* start Data block *
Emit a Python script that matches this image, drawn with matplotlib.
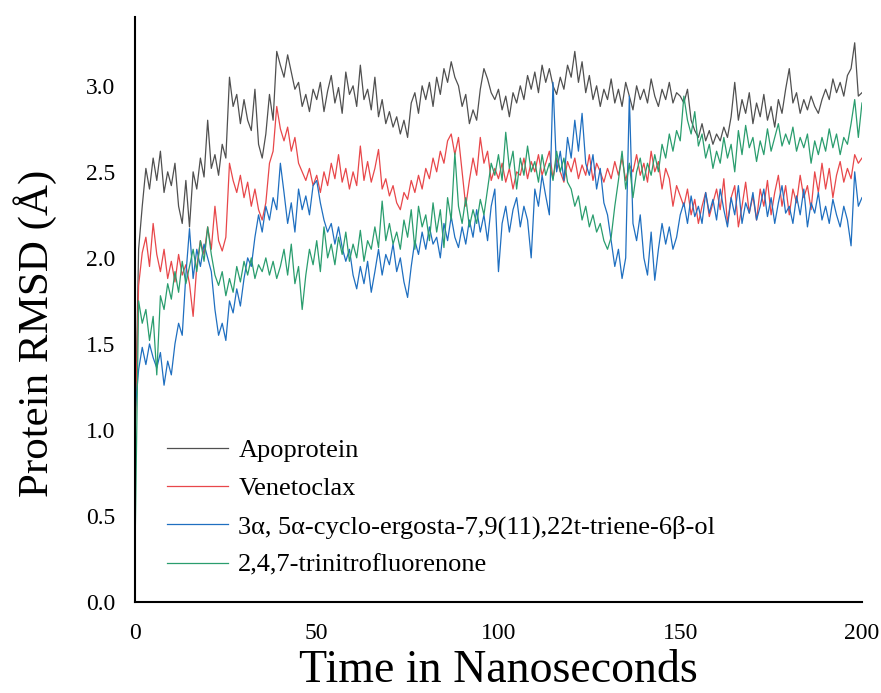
import matplotlib
matplotlib.use("Agg")
import matplotlib.pyplot as plt
import numpy as np

plt.rcParams['font.family'] = ['Liberation Serif', 'DejaVu Serif']

# time axis (ns), one sample per ns
time_ns = np.arange(0, 201)

apoprotein = [
    0.90, 2.05, 2.30, 2.52, 2.40, 2.58, 2.45, 2.62, 2.38, 2.50,
    2.42, 2.55, 2.30, 2.20, 2.45, 2.18, 2.50, 2.40, 2.58, 2.47,
    2.80, 2.52, 2.60, 2.48, 2.66, 2.58, 3.05, 2.88, 2.95, 2.78,
    2.92, 2.80, 2.74, 2.98, 2.66, 2.58, 2.72, 2.95, 2.80, 3.20,
    3.12, 3.05, 3.18, 3.08, 2.98, 3.02, 2.88, 2.95, 2.85, 2.98,
    2.92, 3.02, 2.85, 2.97, 3.06, 2.90, 2.99, 2.84, 3.08, 2.95,
    3.00, 2.88, 3.12, 2.92, 2.98, 2.86, 3.05, 2.82, 2.92, 2.78,
    2.85, 2.76, 2.82, 2.72, 2.80, 2.70, 2.90, 2.96, 2.84, 3.00,
    2.92, 3.02, 2.88, 3.05, 2.95, 3.10, 3.02, 3.14, 3.05, 3.00,
    2.88, 2.95, 2.78, 2.86, 2.80, 2.98, 3.10, 3.04, 2.96, 2.92,
    2.98, 2.86, 2.94, 2.82, 2.96, 2.90, 3.00, 2.92, 3.06, 2.98,
    3.08, 2.96, 3.12, 3.02, 3.10, 3.00, 2.95, 3.05, 2.98, 3.12,
    3.05, 3.20, 3.02, 3.14, 2.96, 3.06, 2.92, 3.00, 2.88, 2.98,
    2.92, 3.04, 2.90, 2.98, 2.88, 3.02, 2.94, 2.86, 3.00, 2.92,
    2.98, 2.90, 3.04, 2.94, 2.88, 2.98, 2.92, 3.02, 2.90, 2.96,
    2.94, 2.90, 2.98, 2.80, 2.74, 2.70, 2.78, 2.68, 2.74, 2.66,
    2.72, 2.68, 2.76, 2.70, 2.82, 3.02, 2.80, 2.92, 2.84, 2.96,
    2.78, 2.90, 2.82, 2.95, 2.80, 2.88, 2.76, 2.92, 2.84, 2.98,
    3.10, 2.90, 2.96, 2.84, 2.92, 2.86, 2.94, 2.88, 2.84, 2.92,
    2.98, 2.92, 3.04, 2.96, 3.02, 2.94, 3.06, 3.10, 3.25, 2.94,
    2.96,
]

venetoclax = [
    0.95, 1.84, 2.03, 2.12, 1.95, 2.20, 2.02, 1.92, 2.05, 1.88,
    1.98, 1.86, 2.02, 1.90, 1.96, 1.85, 1.66, 1.95, 2.10, 2.02,
    2.18, 2.05, 2.30, 2.10, 2.04, 2.12, 2.55, 2.45, 2.38, 2.48,
    2.35, 2.44, 2.30, 2.40, 2.28, 2.22, 2.32, 2.55, 2.62, 2.88,
    2.75, 2.68, 2.76, 2.62, 2.70, 2.55, 2.50, 2.45, 2.52, 2.42,
    2.48, 2.38, 2.50, 2.42, 2.55, 2.46, 2.60, 2.44, 2.52, 2.40,
    2.50, 2.42, 2.65, 2.45, 2.56, 2.44, 2.52, 2.63, 2.40, 2.46,
    2.36, 2.42, 2.32, 2.28, 2.38, 2.34, 2.45, 2.38, 2.48, 2.40,
    2.52, 2.46, 2.58, 2.50, 2.62, 2.55, 2.68, 2.72, 2.60, 2.70,
    2.50, 2.30, 2.45, 2.58, 2.48, 2.70, 2.55, 2.62, 2.45, 2.52,
    2.46, 2.55, 2.44, 2.52, 2.40, 2.50, 2.48, 2.58, 2.46, 2.56,
    2.50, 2.60, 2.48, 2.55, 2.62, 2.46, 2.58, 2.50, 2.44, 2.56,
    2.50, 2.58, 2.46, 2.54, 2.48, 2.60, 2.45, 2.55, 2.50, 2.44,
    2.52, 2.46, 2.56, 2.48, 2.58, 2.45, 2.54, 2.50, 2.60, 2.48,
    2.55, 2.44, 2.62, 2.50, 2.56, 2.40, 2.52, 2.46, 2.30, 2.42,
    2.36, 2.30, 2.40, 2.25, 2.34, 2.20, 2.30, 2.38, 2.24, 2.32,
    2.40, 2.28, 2.46, 2.20, 2.35, 2.42, 2.18, 2.30, 2.44, 2.26,
    2.36, 2.22, 2.40, 2.30, 2.45, 2.25, 2.38, 2.48, 2.30, 2.42,
    2.25, 2.40, 2.32, 2.48, 2.35, 2.42, 2.28, 2.50, 2.38, 2.55,
    2.40, 2.52, 2.35, 2.48, 2.56, 2.44, 2.52, 2.46, 2.60, 2.55,
    2.58,
]

cyclo_ergosta = [
    1.10, 1.35, 1.48, 1.38, 1.50, 1.42, 1.36, 1.45, 1.26, 1.40,
    1.32, 1.50, 1.62, 1.55, 1.90, 2.17, 1.88, 2.05, 1.95, 2.08,
    2.00, 1.92, 1.70, 1.55, 1.62, 1.52, 1.75, 1.68, 1.82, 1.72,
    1.88, 2.00, 1.95, 2.12, 2.25, 2.15, 2.30, 2.22, 2.35, 2.28,
    2.55, 2.38, 2.20, 2.32, 2.15, 2.40, 2.28, 2.36, 2.25, 2.42,
    2.45, 2.32, 2.22, 2.15, 2.20, 2.08, 2.18, 2.06, 1.98, 2.05,
    1.90, 1.82, 1.95, 1.85, 1.98, 1.80, 1.92, 2.05, 1.90, 2.02,
    1.96, 2.08, 1.92, 2.00, 1.86, 1.77, 1.95, 2.10, 2.02, 2.15,
    2.05, 2.18, 2.08, 2.12, 2.00, 2.20, 2.10, 2.24, 2.12, 2.06,
    2.18, 2.08, 2.22, 2.12, 2.28, 2.15, 2.25, 2.10, 2.30, 2.40,
    1.92, 2.20, 2.30, 2.15, 2.28, 2.35, 2.18, 2.30, 2.22, 2.00,
    2.40, 2.30, 2.48, 2.36, 2.25, 3.02, 2.50, 2.62, 2.45, 2.70,
    2.58, 2.80, 2.62, 2.84, 2.55, 2.48, 2.60, 2.40, 2.52, 2.32,
    2.25, 2.10, 1.95, 2.05, 1.88, 2.00, 2.94, 2.20, 2.10, 2.25,
    2.00, 1.90, 2.15, 1.87, 2.05, 2.20, 2.08, 2.18, 2.05, 2.12,
    2.25, 2.32, 2.20, 2.36, 2.24, 2.30, 2.20, 2.38, 2.26, 2.34,
    2.22, 2.40, 2.28, 2.18, 2.35, 2.25, 2.42, 2.20, 2.32, 2.26,
    2.38, 2.22, 2.30, 2.40, 2.24, 2.35, 2.20, 2.32, 2.42, 2.26,
    2.30, 2.20, 2.36, 2.25, 2.40, 2.18, 2.32, 2.26, 2.38, 2.22,
    2.30, 2.20, 2.34, 2.25, 2.18, 2.30, 2.22, 2.07, 2.50, 2.30,
    2.35,
]

trinitrofluorenone = [
    0.28, 1.75, 1.62, 1.70, 1.52, 1.66, 1.32, 1.78, 1.70, 1.85,
    1.76, 1.92, 1.80, 1.98, 1.85, 1.95, 2.05, 1.92, 2.10, 1.98,
    2.18, 2.02, 1.90, 1.84, 1.92, 1.78, 1.88, 1.80, 1.95, 1.86,
    1.98, 1.90, 2.00, 1.88, 1.96, 1.92, 2.00, 1.90, 1.98, 1.88,
    1.95, 2.05, 1.90, 2.08, 1.85, 1.95, 1.70, 1.90, 2.05, 1.96,
    2.10, 1.92, 2.18, 2.00, 2.08, 1.96, 2.12, 2.02, 2.15, 1.98,
    2.08, 2.00, 2.16, 1.98, 2.10, 2.05, 2.18, 2.06, 2.33, 2.10,
    2.20, 2.08, 2.15, 2.05, 2.22, 2.12, 2.28, 2.05, 2.30, 2.18,
    2.25, 2.10, 2.32, 2.15, 2.28, 2.06, 2.35, 2.22, 2.61, 2.30,
    2.20, 2.35, 2.18, 2.28, 2.20, 2.34, 2.25, 2.40, 2.55, 2.48,
    2.60, 2.45, 2.73, 2.52, 2.62, 2.40, 2.58, 2.48, 2.65, 2.50,
    2.56, 2.44, 2.60, 2.48, 2.55, 2.45, 2.62, 2.50, 2.58, 2.44,
    2.40, 2.30, 2.36, 2.22, 2.30, 2.18, 2.25, 2.15, 2.20, 2.10,
    2.05, 2.12, 2.30, 2.45, 2.62, 2.40, 2.55, 2.35, 2.50, 2.58,
    2.45, 2.55, 2.48, 2.60, 2.50, 2.66, 2.58, 2.72, 2.62, 2.74,
    2.68, 2.94, 2.80, 2.72, 2.85, 2.65, 2.72, 2.58, 2.66, 2.52,
    2.62, 2.55, 2.70, 2.58, 2.66, 2.50, 2.74, 2.60, 2.77, 2.64,
    2.70, 2.56, 2.68, 2.60, 2.75, 2.62, 2.70, 2.78, 2.65, 2.72,
    2.66, 2.76, 2.62, 2.70, 2.64, 2.72, 2.55, 2.68, 2.60, 2.70,
    2.62, 2.75, 2.64, 2.72, 2.60, 2.70, 2.66, 2.78, 2.92, 2.70,
    2.90,
]

labels = ['Apoprotein', 'Venetoclax',
          '3α, 5α-cyclo-ergosta-7,9(11),22t-triene-6β-ol',
          '2,4,7-trinitrofluorenone']
colors = ['#505050', '#e8474a', '#1f6fc0', '#2a9d6e']
x_ticks = [0, 50, 100, 150, 200]
y_ticks = [0.0, 0.5, 1.0, 1.5, 2.0, 2.5, 3.0]

fig = plt.figure(figsize=(8.81, 6.93), dpi=100)
ax = fig.add_axes([0.1532, 0.1313, 0.8252, 0.8442])

for series, lab, col in zip([apoprotein, venetoclax, cyclo_ergosta, trinitrofluorenone],
                            labels, colors):
    ax.plot(time_ns, series, color=col, lw=0.9, label=lab)

ax.set_xlim(0, 200)
ax.set_ylim(0, 3.4)
ax.set_xticks(x_ticks)
ax.set_yticks(y_ticks)
ax.set_yticklabels([f'{v:.1f}' for v in y_ticks])
ax.tick_params(length=0, labelsize=17)
ax.tick_params(axis='y', pad=14)
ax.tick_params(axis='x', pad=15)

ax.spines['right'].set_visible(False)
ax.spines['top'].set_visible(False)
ax.spines['left'].set_linewidth(1.5)
ax.spines['bottom'].set_linewidth(1.5)

ax.set_xlabel('Time in Nanoseconds', fontsize=33, labelpad=4)
ax.set_ylabel('Protein RMSD (Å)', fontsize=31)
ax.yaxis.set_label_coords(-0.107, 0.46)

ax.legend(loc='upper left', bbox_to_anchor=(0.1896, 0.3665),
          bbox_transform=fig.transFigure, frameon=False, fontsize=19,
          handlelength=2.3, handletextpad=0.4, labelspacing=0.55,
          borderpad=0, borderaxespad=0)

fig.savefig('out.png', dpi=100)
* end Data block *
Leave out any pictures, please, and quote only the lines from the top of the data through the line that contains "time_ns = np.arange(0, 201)".

Written solution:
Emit a Python script that matches this image, drawn with matplotlib.
import matplotlib
matplotlib.use("Agg")
import matplotlib.pyplot as plt
import numpy as np

plt.rcParams['font.family'] = ['Liberation Serif', 'DejaVu Serif']

# time axis (ns), one sample per ns
time_ns = np.arange(0, 201)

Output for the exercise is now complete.